While it might be easy for someone looking in from the outside that this would be a project for those in her class, Bentree said that she wanted to turn it into something different. Something that could strike a chord with everyone.
“As a filmmaker, I’m trying to find some universal truth,” she said. “It’s sort of the film I make all the time. Something broader than the narrow subject and something everybody can relate to.”
She also noted that reunions can be a call back to a time before social media. Bentree explains that they can be a way to physically connect rather than rely on social media to maintain those connections.
While at the same time, it’s another way to keep memories alive for those who went to school at that time. She uses music as an example of this.
“You hear that song and it’s just this flood of memories and feelings about that time period and what you were going through,” Bentree said. “High school was a really important time. It kind of forms who you are.”

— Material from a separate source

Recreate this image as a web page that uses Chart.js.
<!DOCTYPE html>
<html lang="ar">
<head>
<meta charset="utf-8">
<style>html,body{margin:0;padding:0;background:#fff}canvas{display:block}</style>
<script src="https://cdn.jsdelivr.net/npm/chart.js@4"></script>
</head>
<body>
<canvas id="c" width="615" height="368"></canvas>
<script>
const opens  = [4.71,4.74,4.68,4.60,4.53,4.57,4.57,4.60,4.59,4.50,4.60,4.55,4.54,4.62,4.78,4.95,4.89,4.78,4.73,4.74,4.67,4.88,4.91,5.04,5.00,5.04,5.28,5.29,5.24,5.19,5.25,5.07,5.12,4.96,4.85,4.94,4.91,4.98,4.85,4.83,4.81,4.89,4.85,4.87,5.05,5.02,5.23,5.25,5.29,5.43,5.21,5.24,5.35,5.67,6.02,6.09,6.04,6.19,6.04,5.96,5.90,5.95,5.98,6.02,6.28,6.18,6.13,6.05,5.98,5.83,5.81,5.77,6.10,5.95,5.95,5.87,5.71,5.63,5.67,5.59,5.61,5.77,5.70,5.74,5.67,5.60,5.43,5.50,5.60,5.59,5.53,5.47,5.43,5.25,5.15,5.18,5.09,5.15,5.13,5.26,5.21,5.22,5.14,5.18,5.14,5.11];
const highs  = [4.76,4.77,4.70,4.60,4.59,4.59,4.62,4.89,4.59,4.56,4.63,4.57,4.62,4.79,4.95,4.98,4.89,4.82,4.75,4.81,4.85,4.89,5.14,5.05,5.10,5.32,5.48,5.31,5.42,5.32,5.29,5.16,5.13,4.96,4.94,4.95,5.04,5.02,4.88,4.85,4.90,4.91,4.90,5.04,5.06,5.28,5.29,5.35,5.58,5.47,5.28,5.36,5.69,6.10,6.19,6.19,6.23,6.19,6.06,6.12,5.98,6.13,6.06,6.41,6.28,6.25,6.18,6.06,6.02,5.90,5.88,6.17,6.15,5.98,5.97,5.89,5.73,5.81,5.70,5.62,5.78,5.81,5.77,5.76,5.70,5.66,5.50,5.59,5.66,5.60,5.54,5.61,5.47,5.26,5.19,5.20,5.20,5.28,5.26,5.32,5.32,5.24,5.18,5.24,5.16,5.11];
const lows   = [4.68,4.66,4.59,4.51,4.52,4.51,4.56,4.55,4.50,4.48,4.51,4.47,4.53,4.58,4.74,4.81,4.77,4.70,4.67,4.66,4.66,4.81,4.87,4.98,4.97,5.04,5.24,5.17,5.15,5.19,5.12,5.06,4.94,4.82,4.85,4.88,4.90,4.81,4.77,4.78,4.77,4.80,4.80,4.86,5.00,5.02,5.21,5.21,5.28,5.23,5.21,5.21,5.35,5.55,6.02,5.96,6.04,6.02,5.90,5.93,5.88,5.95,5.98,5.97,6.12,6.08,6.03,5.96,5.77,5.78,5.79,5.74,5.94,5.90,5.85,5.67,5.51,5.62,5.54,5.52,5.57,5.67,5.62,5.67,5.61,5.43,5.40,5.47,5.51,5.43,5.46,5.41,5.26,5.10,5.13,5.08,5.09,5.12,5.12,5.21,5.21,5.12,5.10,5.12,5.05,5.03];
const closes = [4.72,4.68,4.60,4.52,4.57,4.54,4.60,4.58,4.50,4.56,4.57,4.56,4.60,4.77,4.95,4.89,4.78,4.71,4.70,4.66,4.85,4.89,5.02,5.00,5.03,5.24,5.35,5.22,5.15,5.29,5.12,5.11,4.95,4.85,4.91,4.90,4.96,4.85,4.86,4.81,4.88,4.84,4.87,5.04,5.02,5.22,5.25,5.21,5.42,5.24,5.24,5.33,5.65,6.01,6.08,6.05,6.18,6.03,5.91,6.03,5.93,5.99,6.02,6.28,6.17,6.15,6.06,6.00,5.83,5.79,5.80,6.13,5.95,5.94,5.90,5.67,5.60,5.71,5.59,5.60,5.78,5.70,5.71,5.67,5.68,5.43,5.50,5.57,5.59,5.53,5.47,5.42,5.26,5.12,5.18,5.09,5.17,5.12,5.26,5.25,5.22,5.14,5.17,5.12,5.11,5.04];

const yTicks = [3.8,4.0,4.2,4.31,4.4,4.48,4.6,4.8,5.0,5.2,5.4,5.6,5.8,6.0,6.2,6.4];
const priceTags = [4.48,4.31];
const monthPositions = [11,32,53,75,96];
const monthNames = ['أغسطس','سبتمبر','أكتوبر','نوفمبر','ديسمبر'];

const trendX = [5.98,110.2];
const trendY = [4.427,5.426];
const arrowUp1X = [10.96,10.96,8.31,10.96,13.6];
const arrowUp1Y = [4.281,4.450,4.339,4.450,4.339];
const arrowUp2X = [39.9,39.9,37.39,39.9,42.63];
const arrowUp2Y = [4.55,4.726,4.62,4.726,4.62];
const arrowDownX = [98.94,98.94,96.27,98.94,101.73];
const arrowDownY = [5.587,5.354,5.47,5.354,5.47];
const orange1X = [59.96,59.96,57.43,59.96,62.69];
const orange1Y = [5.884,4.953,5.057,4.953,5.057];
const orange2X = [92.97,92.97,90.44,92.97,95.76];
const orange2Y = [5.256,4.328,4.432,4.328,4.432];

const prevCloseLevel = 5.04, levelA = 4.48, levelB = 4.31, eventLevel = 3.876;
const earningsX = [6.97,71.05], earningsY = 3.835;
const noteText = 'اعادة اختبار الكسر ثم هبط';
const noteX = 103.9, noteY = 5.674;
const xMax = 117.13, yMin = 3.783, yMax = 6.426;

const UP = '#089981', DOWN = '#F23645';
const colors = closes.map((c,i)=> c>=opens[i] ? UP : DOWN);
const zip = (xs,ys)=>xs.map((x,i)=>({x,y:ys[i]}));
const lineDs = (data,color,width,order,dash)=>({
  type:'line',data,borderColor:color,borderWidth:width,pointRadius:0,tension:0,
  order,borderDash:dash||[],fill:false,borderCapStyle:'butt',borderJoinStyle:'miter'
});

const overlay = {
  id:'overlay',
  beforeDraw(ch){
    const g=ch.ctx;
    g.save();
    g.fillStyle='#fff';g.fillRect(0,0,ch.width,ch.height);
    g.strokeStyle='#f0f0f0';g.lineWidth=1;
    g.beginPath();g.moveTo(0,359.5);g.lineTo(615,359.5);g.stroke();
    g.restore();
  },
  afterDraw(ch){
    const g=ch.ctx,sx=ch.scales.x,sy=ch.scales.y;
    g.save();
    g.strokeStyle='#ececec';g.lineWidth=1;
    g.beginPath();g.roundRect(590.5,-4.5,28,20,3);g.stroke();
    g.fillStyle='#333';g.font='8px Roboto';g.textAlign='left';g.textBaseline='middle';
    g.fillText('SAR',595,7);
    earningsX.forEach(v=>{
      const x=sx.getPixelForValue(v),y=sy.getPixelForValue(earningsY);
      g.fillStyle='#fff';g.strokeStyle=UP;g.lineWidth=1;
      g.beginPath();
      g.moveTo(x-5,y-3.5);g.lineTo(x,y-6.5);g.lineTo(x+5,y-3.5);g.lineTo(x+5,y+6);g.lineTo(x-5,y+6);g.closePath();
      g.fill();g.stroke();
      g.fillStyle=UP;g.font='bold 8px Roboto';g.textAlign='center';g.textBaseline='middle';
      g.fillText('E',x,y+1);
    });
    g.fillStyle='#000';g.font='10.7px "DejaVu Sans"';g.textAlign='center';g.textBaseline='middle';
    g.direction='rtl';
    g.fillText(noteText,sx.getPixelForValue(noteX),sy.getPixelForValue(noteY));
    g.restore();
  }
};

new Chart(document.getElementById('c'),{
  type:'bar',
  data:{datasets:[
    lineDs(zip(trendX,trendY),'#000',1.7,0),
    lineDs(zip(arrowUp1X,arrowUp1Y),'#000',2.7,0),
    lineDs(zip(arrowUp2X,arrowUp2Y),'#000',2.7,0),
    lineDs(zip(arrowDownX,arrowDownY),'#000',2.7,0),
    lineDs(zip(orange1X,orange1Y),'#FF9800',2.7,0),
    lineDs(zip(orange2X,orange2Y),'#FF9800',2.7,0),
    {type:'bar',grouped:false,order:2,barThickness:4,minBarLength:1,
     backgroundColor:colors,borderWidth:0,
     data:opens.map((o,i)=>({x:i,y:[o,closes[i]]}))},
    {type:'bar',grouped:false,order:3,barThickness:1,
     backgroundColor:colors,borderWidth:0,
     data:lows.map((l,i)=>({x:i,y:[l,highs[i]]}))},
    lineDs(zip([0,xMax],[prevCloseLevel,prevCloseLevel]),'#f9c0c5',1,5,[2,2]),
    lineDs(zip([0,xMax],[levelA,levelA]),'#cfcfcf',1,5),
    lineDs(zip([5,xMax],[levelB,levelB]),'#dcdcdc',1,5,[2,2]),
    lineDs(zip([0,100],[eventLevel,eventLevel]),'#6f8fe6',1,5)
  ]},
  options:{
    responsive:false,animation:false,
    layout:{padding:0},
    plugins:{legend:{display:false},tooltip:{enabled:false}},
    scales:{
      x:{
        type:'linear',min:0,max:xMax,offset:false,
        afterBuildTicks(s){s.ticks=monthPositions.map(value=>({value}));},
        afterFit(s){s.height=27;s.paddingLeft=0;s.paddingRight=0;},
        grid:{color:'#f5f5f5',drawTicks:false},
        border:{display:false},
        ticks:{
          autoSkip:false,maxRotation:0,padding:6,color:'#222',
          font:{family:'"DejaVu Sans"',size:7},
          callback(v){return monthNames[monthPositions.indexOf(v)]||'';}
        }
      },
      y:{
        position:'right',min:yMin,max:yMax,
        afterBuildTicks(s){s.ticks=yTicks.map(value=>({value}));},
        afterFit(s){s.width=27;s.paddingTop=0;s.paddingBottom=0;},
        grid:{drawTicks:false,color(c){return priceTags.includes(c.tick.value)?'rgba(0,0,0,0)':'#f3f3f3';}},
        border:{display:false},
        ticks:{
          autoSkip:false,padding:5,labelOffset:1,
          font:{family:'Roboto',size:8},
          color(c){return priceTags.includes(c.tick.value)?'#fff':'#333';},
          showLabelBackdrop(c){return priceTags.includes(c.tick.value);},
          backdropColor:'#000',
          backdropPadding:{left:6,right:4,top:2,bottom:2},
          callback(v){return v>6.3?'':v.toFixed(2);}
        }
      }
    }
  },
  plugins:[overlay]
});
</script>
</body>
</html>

Branching from that, Bentree said there is more than enough for those in her class and outside of it to look at and realize how important those years were.
At the same time, going to reunions has solidified what her class truly meant to her, regardless of how close she was to students during that time.
“Going to reunions has just opened up this whole group of people to me and this new community of people for me to meet that was still connected to,” she said. “Now people are getting together.”
Her other hope for this movie is that people from her class that have maybe fallen out of contact with the rest of the class will get the chance to know about and see the movie and to take part in the same experience as her classmates, as well as come to the reunion itself, guided by the Reunion Committee led by Connie and Rick Brekke and Greg Thorsheim.
And with a weekend filled with activities, Bentree hopes that this movie will simply augment a chance to make more memories.
“I think it’s going to be highly entertaining. When do you get to see a movie about your hometown?” Bentree said. “It’s very inspiring, very funny. The fact we’re doing it at the Paramount Theatre — it’s incredibly nostalgic to be there.”